=== DATA SECTION ===
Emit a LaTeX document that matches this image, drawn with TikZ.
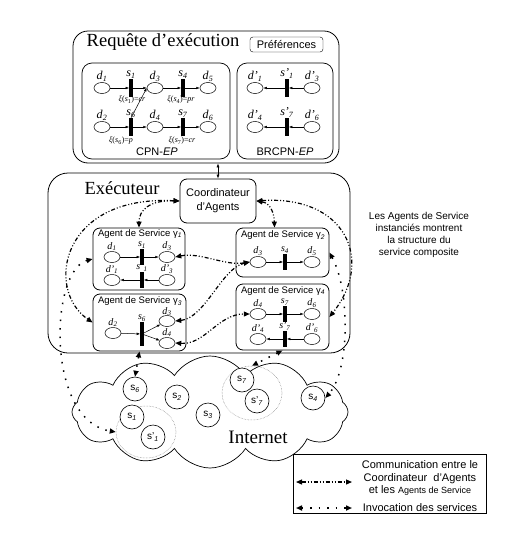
\documentclass[tikz,border=0pt]{standalone}
\usepackage{fontspec}
\setmainfont{Liberation Serif}
\setsansfont{Liberation Sans}
\usepackage{tikz}
\usetikzlibrary{arrows.meta,positioning,calc,shapes.geometric,shapes.symbols}
\newcommand{\plab}[2]{\textit{#1}\textsubscript{\textit{#2}}}
\newcommand{\xilab}[3]{\textit{ξ}(\textit{s}\textsubscript{#1})=\textit{#2#3}}
\tikzset{
  bigbox/.style={draw, rounded corners=15pt, line width=0.8pt},
  netbox/.style={draw, rounded corners=10pt, line width=0.7pt},
  agentbox/.style={draw, rounded corners=7pt, line width=0.8pt},
  place/.style={draw, ellipse, minimum width=16pt, minimum height=11pt, inner sep=0pt, line width=0.5pt},
  trans/.style={fill=black, minimum width=3.2pt, minimum height=18pt, inner sep=0pt},
  lab/.style={font=\fontsize{12}{13}\selectfont, inner sep=0.5pt},
  slab/.style={font=\fontsize{10}{11}\selectfont, inner sep=0.5pt},
  xi/.style={font=\fontsize{8}{9}\selectfont, inner sep=0pt},
  arc/.style={-{Latex[length=3.5pt,width=2.6pt]}, line width=0.5pt},
  comm/.style={{Triangle[length=6pt,width=5pt]}-{Triangle[length=6pt,width=5pt]}, line width=1.2pt,
    dash pattern=on 4pt off 2pt on 1pt off 2pt on 1pt off 2pt},
  invoc/.style={{Triangle[length=6pt,width=5pt]}-{Triangle[length=6pt,width=5pt]}, line width=1.5pt,
    dash pattern=on 1.5pt off 7pt},
  service/.style={draw, circle, fill=white, minimum size=24pt, inner sep=0pt, line width=0.6pt,
    font=\sffamily\fontsize{10}{11}\selectfont},
  group/.style={draw, ellipse, densely dotted, line width=0.5pt, gray},
  agtitle/.style={font=\sffamily\fontsize{9.5}{11}\selectfont, inner sep=0pt},
  bigtitle/.style={font=\fontsize{18.5}{20}\selectfont, inner sep=0pt}
}

\begin{document}
\begin{tikzpicture}[x=1pt, y=-1pt]
  \useasboundingbox (0,0) rectangle (522,533);

  % Internet
  \node[cloud, draw, fill=white, cloud puffs=12, cloud puff arc=115, aspect=2.5,
        minimum width=276pt, minimum height=112pt, line width=0.7pt] (net) at (210,412) {};
  \node[font=\fontsize{19}{20}\selectfont] (nettxt) at (258,437) {Internet};
  \node[group, minimum width=60pt, minimum height=52pt] (grp1) at (146,432) {};
  \node[group, minimum width=60pt, minimum height=54pt] (grp7) at (252,393) {};
  \node[service] (sv6) at (135,389) {s\textsubscript{\textit{6}}};
  \node[service] (sv2) at (177,397) {s\textsubscript{\textit{2}}};
  \node[service] (sv3) at (208,415) {s\textsubscript{\textit{3}}};
  \node[service] (sv1) at (132,417) {s\textsubscript{\textit{1}}};
  \node[service] (sv1p) at (153,437) {s'\textsubscript{\textit{1}}};
  \node[service] (sv7) at (242,380) {s\textsubscript{\textit{7}}};
  \node[service] (sv7p) at (257,401) {s'\textsubscript{\textit{7}}};
  \node[service] (sv4) at (313,398) {s\textsubscript{\textit{4}}};

  % Requete d'execution
  \node[bigbox, minimum width=266pt, minimum height=132pt] (req) at (206,97) {};
  \node[bigtitle] (reqtxt) at (163,42) {Requête d'exécution};
  \node[draw, rounded corners=3pt, font=\sffamily\fontsize{11}{12}\selectfont,
        minimum width=73pt, minimum height=15pt, inner sep=0pt] (pref) at (286.5,44.5) {Préférences};
  \node[netbox, minimum width=148pt, minimum height=96pt] (cpn) at (156,111) {};
  \node[font=\sffamily\fontsize{11}{12}\selectfont] (cpntxt) at (157,152) {CPN-\textit{EP}};
  \node[netbox, minimum width=96pt, minimum height=96pt] (brcpn) at (285,111) {};
  \node[font=\sffamily\fontsize{11}{12}\selectfont] (brtxt) at (285,152) {BRCPN-\textit{EP}};

  \node[place, label={[lab]above:\plab{d}{1}}] (d1) at (102,88) {};
  \node[trans, label={[lab]above:\plab{s}{1}}] (s1) at (131,88) {};
  \node[place, label={[lab]above:\plab{d}{3}}] (d3) at (155,88) {};
  \node[trans, label={[lab]above:\plab{s}{4}}] (s4) at (183,88) {};
  \node[place, label={[lab]above:\plab{d}{5}}] (d5) at (208,88) {};
  \node[place, label={[lab]above:\plab{d}{2}}] (d2) at (102,127) {};
  \node[trans, label={[lab]above:\plab{s}{6}}] (s6) at (131,127) {};
  \node[place, label={[lab]above:\plab{d}{4}}] (d4) at (155,127) {};
  \node[trans, label={[lab]above:\plab{s}{7}}] (s7) at (183,127) {};
  \node[place, label={[lab]above:\plab{d}{6}}] (d6) at (208,127) {};
  \draw[arc] (d1) -- (s1);
  \draw[arc] (s1) -- (d3);
  \draw[arc] (d3) -- (s4);
  \draw[arc] (s4) -- (d5);
  \draw[arc] (d2) -- (s6);
  \draw[arc] (s6) -- (d4);
  \draw[arc] (d4) -- (s7);
  \draw[arc] (s7) -- (d6);
  \draw[arc] (s6.north) -- (d3.west);
  \node[xi] (xi1) at (132,100) {\xilab{1}{c}{r}};
  \node[xi] (xi4) at (181,100) {\xilab{4}{p}{r}};
  \node[xi] (xi6) at (121,141) {\xilab{6}{p}{}};
  \node[xi] (xi7) at (182,141) {\xilab{7}{c}{r}};

  \node[place, label={[lab]above:\plab{d'}{1}}] (bd1) at (255,88) {};
  \node[trans, label={[lab]above:\plab{s'}{1}}] (bs1) at (287,88) {};
  \node[place, label={[lab]above:\plab{d'}{3}}] (bd3) at (312,88) {};
  \node[place, label={[lab]above:\plab{d'}{4}}] (bd4) at (255,127) {};
  \node[trans, label={[lab]above:\plab{s'}{7}}] (bs7) at (287,127) {};
  \node[place, label={[lab]above:\plab{d'}{6}}] (bd6) at (312,127) {};
  \draw[arc] (bd3) -- (bs1);
  \draw[arc] (bs1) -- (bd1);
  \draw[arc] (bd6) -- (bs7);
  \draw[arc] (bs7) -- (bd4);

  % Executeur
  \node[bigbox, rounded corners=20pt, minimum width=302pt, minimum height=180pt] (exec) at (199,263) {};
  \node[bigtitle] (exectxt) at (122,188) {Exécuteur};
  \node[draw, rounded corners=7pt, line width=0.8pt, align=center, minimum width=76pt, minimum height=44pt,
        font=\sffamily\fontsize{11}{14}\selectfont] (coord) at (218,201) {Coordinateur\\d'Agents};
  \draw[{Latex[length=4pt,width=3pt]}-{Latex[length=4pt,width=3pt]}, line width=0.6pt]
    (coord.north |- req.south) -- (coord.north);

  % agent gamma 1
  \node[agentbox, minimum width=92pt, minimum height=62pt] (g1) at (139,259) {};
  \node[agtitle] (g1txt) at (140,234) {Agent de Service γ\textsubscript{\textit{1}}};
  \node[place, label={[slab]above:\plab{d}{1}}] (g1d1) at (112,257) {};
  \node[trans, minimum height=16pt, label={[slab]above:\plab{s}{1}}] (g1s1) at (142,257) {};
  \node[place, label={[slab]above:\plab{d}{3}}] (g1d3) at (167,257) {};
  \node[place, label={[slab]above:\plab{d'}{1}}] (g1d1p) at (112,280) {};
  \node[trans, minimum height=16pt, label={[slab]above:\plab{s'}{1}}] (g1s1p) at (142,280) {};
  \node[place, label={[slab]above:\plab{d'}{3}}] (g1d3p) at (167,280) {};
  \draw[arc] (g1d1) -- (g1s1);
  \draw[arc] (g1s1) -- (g1d3);
  \draw[arc] (g1d3p) -- (g1s1p);
  \draw[arc] (g1s1p) -- (g1d1p);

  % agent gamma 3
  \node[agentbox, minimum width=93pt, minimum height=57pt] (g3) at (139.5,322.5) {};
  \node[agtitle] (g3txt) at (140,301) {Agent de Service γ\textsubscript{\textit{3}}};
  \node[place, label={[slab]above:\plab{d}{2}}] (g3d2) at (113,333) {};
  \node[trans, minimum height=24pt, label={[slab]above:\plab{s}{6}}] (g3s6) at (142,334) {};
  \node[place, label={[slab, label distance=-1.5pt]above:\plab{d}{3}}] (g3d3) at (167,321) {};
  \node[place, label={[slab]above:\plab{d}{4}}] (g3d4) at (167,343) {};
  \draw[arc] (g3d2) -- (g3s6);
  \draw[arc] (g3s6) -- (g3d3);
  \draw[arc] (g3s6) -- (g3d4);

  % agent gamma 2
  \node[agentbox, minimum width=93pt, minimum height=49pt] (g2) at (282.5,252.5) {};
  \node[agtitle] (g2txt) at (283,235) {Agent de Service γ\textsubscript{\textit{2}}};
  \node[place, label={[slab]above:\plab{d}{3}}] (g2d3) at (258,262) {};
  \node[trans, minimum height=16pt, label={[slab]above:\plab{s}{4}}] (g2s4) at (285,262) {};
  \node[place, label={[slab]above:\plab{d}{5}}] (g2d5) at (312,262) {};
  \draw[arc] (g2d3) -- (g2s4);
  \draw[arc] (g2s4) -- (g2d5);

  % agent gamma 4
  \node[agentbox, minimum width=93pt, minimum height=66pt] (g4) at (282.5,317) {};
  \node[agtitle] (g4txt) at (283,291) {Agent de Service γ\textsubscript{\textit{4}}};
  \node[place, label={[slab]above:\plab{d}{4}}] (g4d4) at (258,314) {};
  \node[trans, minimum height=16pt, label={[slab]above:\plab{s}{7}}] (g4s7) at (285,314) {};
  \node[place, label={[slab]above:\plab{d}{6}}] (g4d6) at (312,314) {};
  \node[place, label={[slab]above:\plab{d'}{4}}] (g4d4p) at (258,339) {};
  \node[trans, minimum height=16pt, label={[slab]above:\plab{s'}{7}}] (g4s7p) at (285,339) {};
  \node[place, label={[slab]above:\plab{d'}{6}}] (g4d6p) at (312,339) {};
  \draw[arc] (g4d4) -- (g4s7);
  \draw[arc] (g4s7) -- (g4d6);
  \draw[arc] (g4d6p) -- (g4s7p);
  \draw[arc] (g4s7p) -- (g4d4p);

  % communication coordinateur <-> agents
  \draw[comm] (coord.west) .. controls (150,200) and (139,210) .. (g1.north);
  \draw[comm] (coord.west) .. controls (60,195) and (45,290) .. (g3.west);
  \draw[comm] (coord.east) .. controls (270,203) and (274,212) .. ([xshift=-8pt]g2.north);
  \draw[comm] (coord.east) .. controls (345,195) and (375,260) .. (g4.east);
  \draw[comm] (g1d3.east) .. controls (200,252) and (225,266) .. (g2d3.west);
  \draw[comm] (g3d3.east) .. controls (205,318) and (222,268) .. (g2d3.west);
  \draw[comm] (g3d4.east) .. controls (205,345) and (218,314) .. (g4d4.west);

  % invocation des services
  \draw[invoc] (g1.west) .. controls (50,270) and (45,420) .. (grp1.west);
  \draw[invoc] (g3.south) -- (sv6.north);
  \draw[invoc] (g4.south) -- (grp7.north);
  \draw[invoc] (g2.east) .. controls (350,290) and (350,370) .. (sv4.east);

  \node[font=\sffamily\fontsize{10}{12}\selectfont, align=center] (note) at (419,235)
    {Les Agents de Service\\instanciés montrent\\la structure du\\service composite};

  % legende
  \node[draw, line width=0.8pt, minimum width=193pt, minimum height=59pt] (legend) at (389.5,483.5) {};
  \coordinate (lc1) at (296,482);
  \coordinate (lc2) at (352,482);
  \coordinate (li1) at (296,508);
  \coordinate (li2) at (352,508);
  \draw[comm] (lc1) -- (lc2);
  \draw[invoc] (li1) -- (li2);
  \node[font=\sffamily\fontsize{11}{12.5}\selectfont, align=center] (legtxt1) at (420,478)
    {Communication entre le\\Coordinateur~ d'Agents\\et les {\fontsize{9}{10}\selectfont Agents de Service}};
  \node[font=\sffamily\fontsize{11}{12}\selectfont] (legtxt2) at (420,508) {Invocation des services};
\end{tikzpicture}
\end{document}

=== YOUR OBJECTIVE ===
Pictures excluded, repeat exactly the lines from the top of the material through the line with "(0,0) rectangle (522,533);", including both of those lines.

=== TASK RESULT ===
Emit a LaTeX document that matches this image, drawn with TikZ.
\documentclass[tikz,border=0pt]{standalone}
\usepackage{fontspec}
\setmainfont{Liberation Serif}
\setsansfont{Liberation Sans}
\usepackage{tikz}
\usetikzlibrary{arrows.meta,positioning,calc,shapes.geometric,shapes.symbols}
\newcommand{\plab}[2]{\textit{#1}\textsubscript{\textit{#2}}}
\newcommand{\xilab}[3]{\textit{ξ}(\textit{s}\textsubscript{#1})=\textit{#2#3}}
\tikzset{
  bigbox/.style={draw, rounded corners=15pt, line width=0.8pt},
  netbox/.style={draw, rounded corners=10pt, line width=0.7pt},
  agentbox/.style={draw, rounded corners=7pt, line width=0.8pt},
  place/.style={draw, ellipse, minimum width=16pt, minimum height=11pt, inner sep=0pt, line width=0.5pt},
  trans/.style={fill=black, minimum width=3.2pt, minimum height=18pt, inner sep=0pt},
  lab/.style={font=\fontsize{12}{13}\selectfont, inner sep=0.5pt},
  slab/.style={font=\fontsize{10}{11}\selectfont, inner sep=0.5pt},
  xi/.style={font=\fontsize{8}{9}\selectfont, inner sep=0pt},
  arc/.style={-{Latex[length=3.5pt,width=2.6pt]}, line width=0.5pt},
  comm/.style={{Triangle[length=6pt,width=5pt]}-{Triangle[length=6pt,width=5pt]}, line width=1.2pt,
    dash pattern=on 4pt off 2pt on 1pt off 2pt on 1pt off 2pt},
  invoc/.style={{Triangle[length=6pt,width=5pt]}-{Triangle[length=6pt,width=5pt]}, line width=1.5pt,
    dash pattern=on 1.5pt off 7pt},
  service/.style={draw, circle, fill=white, minimum size=24pt, inner sep=0pt, line width=0.6pt,
    font=\sffamily\fontsize{10}{11}\selectfont},
  group/.style={draw, ellipse, densely dotted, line width=0.5pt, gray},
  agtitle/.style={font=\sffamily\fontsize{9.5}{11}\selectfont, inner sep=0pt},
  bigtitle/.style={font=\fontsize{18.5}{20}\selectfont, inner sep=0pt}
}

\begin{document}
\begin{tikzpicture}[x=1pt, y=-1pt]
  \useasboundingbox (0,0) rectangle (522,533);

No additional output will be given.